Dans l’univers des produits cosmétiques, le terme «naturel» est le mot magique dont usent les fabricants. A grand renfort d’extraits végétaux qui donnent leur nom aux crèmes et autres masques, placés en première ligne sur les emballages. Cela laisse penser qu’ils sont les principaux ingrédients de la recette. Mais la réalité est beaucoup moins rose…
L’une de nos lectrices neuchâteloises peut en témoigner, elle qui se remet à peine d’une grosse inflammation du visage. A la suite de la visite d’une conseillère en cosmétiques, elle fait l’acquisition de cinq produits de la marque «Les Naturelles» du fabricant suisse Predige, pour la somme de 300 fr. Ses attentes sont claires: «J’ai insisté sur le fait que j’avais une peau à problèmes, très réactive, souvent irritée et sujette à des dermatoses inflammatoires, précise-t-elle. La conseillère m’a alors proposé une ligne de crèmes convenant à toutes les peaux, même les plus sensibles.» La gamme en question, «au Marron d’Inde», est présentée sur le site internet de la marque comme «conçue spécialement pour les peaux sensibles à rougeurs». Les principes actifs mentionnés sont presque tous naturels, notamment ceux de la crème de nuit: extrait de marron d’Inde, d’hamamélis et d’algue rouge.
Rouge comme une pivoine
Tous les voyants semblaient donc au vert.

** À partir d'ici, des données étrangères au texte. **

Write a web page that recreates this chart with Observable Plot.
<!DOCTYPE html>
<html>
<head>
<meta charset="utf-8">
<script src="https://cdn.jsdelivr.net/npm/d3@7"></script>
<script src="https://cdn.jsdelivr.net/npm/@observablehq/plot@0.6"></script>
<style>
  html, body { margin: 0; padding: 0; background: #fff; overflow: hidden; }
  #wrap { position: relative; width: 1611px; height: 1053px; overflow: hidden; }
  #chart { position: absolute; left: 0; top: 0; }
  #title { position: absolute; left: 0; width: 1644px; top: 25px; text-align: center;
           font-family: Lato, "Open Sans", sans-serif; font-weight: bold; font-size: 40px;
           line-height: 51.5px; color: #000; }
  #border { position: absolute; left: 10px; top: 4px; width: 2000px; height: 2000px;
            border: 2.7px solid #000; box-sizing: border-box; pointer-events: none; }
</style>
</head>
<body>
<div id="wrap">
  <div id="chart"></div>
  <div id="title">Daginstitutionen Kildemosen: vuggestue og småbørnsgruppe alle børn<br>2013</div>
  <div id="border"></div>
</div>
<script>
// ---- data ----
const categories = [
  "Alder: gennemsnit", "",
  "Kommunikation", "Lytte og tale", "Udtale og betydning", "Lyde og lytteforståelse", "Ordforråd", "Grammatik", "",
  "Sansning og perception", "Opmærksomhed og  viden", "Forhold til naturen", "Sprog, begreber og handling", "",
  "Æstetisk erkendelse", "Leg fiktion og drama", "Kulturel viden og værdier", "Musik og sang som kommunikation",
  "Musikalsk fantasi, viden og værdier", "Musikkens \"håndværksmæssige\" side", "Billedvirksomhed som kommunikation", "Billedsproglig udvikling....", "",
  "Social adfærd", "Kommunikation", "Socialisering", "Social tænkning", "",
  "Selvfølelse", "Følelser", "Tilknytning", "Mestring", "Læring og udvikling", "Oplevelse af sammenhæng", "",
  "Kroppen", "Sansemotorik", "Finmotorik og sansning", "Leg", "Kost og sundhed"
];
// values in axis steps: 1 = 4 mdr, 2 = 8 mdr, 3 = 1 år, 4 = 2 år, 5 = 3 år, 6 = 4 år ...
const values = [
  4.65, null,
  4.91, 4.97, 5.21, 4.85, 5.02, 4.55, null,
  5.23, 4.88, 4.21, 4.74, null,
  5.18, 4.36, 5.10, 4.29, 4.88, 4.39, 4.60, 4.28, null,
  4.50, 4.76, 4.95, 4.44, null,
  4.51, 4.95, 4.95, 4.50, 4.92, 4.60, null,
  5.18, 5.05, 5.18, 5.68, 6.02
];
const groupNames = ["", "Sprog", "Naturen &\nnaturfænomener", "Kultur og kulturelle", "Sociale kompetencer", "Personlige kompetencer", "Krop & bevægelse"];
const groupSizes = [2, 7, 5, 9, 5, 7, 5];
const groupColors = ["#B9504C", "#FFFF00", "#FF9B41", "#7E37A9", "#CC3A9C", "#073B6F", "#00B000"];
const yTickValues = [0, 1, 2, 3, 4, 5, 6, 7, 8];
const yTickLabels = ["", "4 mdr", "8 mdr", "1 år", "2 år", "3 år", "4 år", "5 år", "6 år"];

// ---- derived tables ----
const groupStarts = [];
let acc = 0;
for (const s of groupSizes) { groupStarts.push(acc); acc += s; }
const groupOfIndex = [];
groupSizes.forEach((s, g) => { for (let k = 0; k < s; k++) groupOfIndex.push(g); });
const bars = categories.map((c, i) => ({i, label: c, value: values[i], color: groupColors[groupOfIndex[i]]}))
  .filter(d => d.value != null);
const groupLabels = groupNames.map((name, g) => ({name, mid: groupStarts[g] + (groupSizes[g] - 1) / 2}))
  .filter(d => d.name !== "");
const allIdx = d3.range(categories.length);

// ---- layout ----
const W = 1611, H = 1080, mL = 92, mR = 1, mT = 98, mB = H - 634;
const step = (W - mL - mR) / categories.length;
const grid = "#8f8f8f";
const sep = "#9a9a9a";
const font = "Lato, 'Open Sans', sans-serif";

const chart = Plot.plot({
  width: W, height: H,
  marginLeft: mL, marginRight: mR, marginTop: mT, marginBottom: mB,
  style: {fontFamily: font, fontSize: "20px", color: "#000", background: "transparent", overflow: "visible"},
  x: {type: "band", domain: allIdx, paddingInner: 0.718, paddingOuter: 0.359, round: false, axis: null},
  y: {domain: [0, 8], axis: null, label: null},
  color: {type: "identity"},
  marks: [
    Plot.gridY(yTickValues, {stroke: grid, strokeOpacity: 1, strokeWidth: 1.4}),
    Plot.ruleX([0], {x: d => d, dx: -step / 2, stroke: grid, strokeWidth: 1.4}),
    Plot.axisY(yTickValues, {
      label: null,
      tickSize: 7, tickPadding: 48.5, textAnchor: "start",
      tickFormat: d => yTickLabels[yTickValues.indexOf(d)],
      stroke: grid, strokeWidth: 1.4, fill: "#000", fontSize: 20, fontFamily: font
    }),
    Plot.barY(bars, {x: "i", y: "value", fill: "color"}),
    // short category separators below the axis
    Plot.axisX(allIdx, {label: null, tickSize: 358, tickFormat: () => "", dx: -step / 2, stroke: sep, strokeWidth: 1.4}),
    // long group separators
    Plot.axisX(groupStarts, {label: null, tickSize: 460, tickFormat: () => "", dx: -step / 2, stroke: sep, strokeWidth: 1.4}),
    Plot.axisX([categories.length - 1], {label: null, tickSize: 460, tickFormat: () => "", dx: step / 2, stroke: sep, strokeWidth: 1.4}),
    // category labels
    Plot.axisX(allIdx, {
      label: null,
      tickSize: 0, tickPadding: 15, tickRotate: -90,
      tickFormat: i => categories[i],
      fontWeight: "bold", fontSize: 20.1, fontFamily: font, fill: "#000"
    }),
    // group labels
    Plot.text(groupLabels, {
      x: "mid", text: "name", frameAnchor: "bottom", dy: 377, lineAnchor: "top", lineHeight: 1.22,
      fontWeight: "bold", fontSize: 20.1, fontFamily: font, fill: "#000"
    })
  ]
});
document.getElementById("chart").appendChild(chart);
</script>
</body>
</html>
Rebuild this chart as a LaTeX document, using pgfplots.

Mais c’est bien au rouge pivoine qu’a viré le visage de notre lectrice dès les premières applications! Et pour cause: dans cinq des six produits de la gamme, on relève au total pas moins de 18 composants jugés négativement par un site de référence dans l’analyse du contenu des cosmétiques (lire encadré). Et tous, sauf un, ne sont pas d’origine naturelle, à commencer par le méthoxycinnamate d’éthylhexyle, un filtre UV suspecté d’être un perturbateur endocrinien. Autre indésirable notoire: le méthylisothiazolinone (MIT), un conservateur qui fait partie des dix premiers ingrédients du Tonique au Marron d’Inde et que nous avions déjà dénoncé, en mars dernier, dans notre article «Parabènes remplacés par pire»(1). A ce propos, Pierre Piletta, dermatologue aux HUG, est catégorique: «Responsables d’une véritable épidémie d’allergies, les MIT sont à bannir! A plus forte raison pour les peaux sensibles ayant déjà des antécédents. Ces personnes doivent s’orienter vers des produits évitant complètement les conservateurs traditionnels et les parfums.»
Et le marron d’Inde? Ce fruit du marronnier commun n’est présent qu’en doses infimes dans la gamme qui, pourtant, porte son nom: il n’apparaît jamais dans les dix premiers composants, mais, par exemple, en 26e position sur 35 dans la crème de nuit.
Dès lors, est-il normal de vendre un produit estampillé «Les Naturelles», spécialement conçu pour les peaux sensibles, s’il contient en réalité un grand nombre de composants chimiques problématiques? Contacté par Bon à Savoir, le fabricant n’a pas répondu. Il a toutefois accepté, après un premier refus, de rembourser les articles renvoyés par notre lectrice.
Une chose est sûre: ni le nom d’un produit ni les composants naturels mis en avant ne garantissent l’innocuité du contenu. Pas plus le fait que toutes les substances incriminées, comme c’est le cas ici, soient conformes à la réglementation actuelle. Et, si la présence d’un label bio peut être un indice intéressant, il ne suffit pas toujours: il en existe une multitude, chacun avec un cahier des charges différent et des organes de contrôle souvent chapeautés par la branche elle-même. Seule solution efficace? Faire parler la liste des ingrédients INCI (lire encadré).
Vincent Cherpillod
(1)A lire sur www.bonasavoir.ch (accès libre pour nos abonnés).
EN PRATIQUE
Décrypter la liste des composants
Il n’existe qu’un moyen de connaître le contenu réel d’un lait pour le corps ou d’une crème de jour: éplucher sa déclaration «INCI» (Nomenclature internationale des ingrédients cosmétiques). Conçue en 1973 par une association américaine représentant plusieurs fabricants, son utilisation est devenue obligatoire en Europe en 1998. Sur chaque cosmétique doit donc figurer la liste complète des ingrédients, dans l’ordre décroissant de leur quantité, et sous une dénomination précise.
Mélange de substances chimiques parfois abrégées sous forme de code et de nom de plantes en latin, elle peut être difficile à appréhender. On peut toutefois la décrypter au moyen du moteur de recherche du site La vérité sur les cosmétiques(2), l’une des références en la matière. Exhaustif et simple d’utilisation, il permet de distinguer les produits sans danger de ceux dont la nocivité est suspectée ou attestée.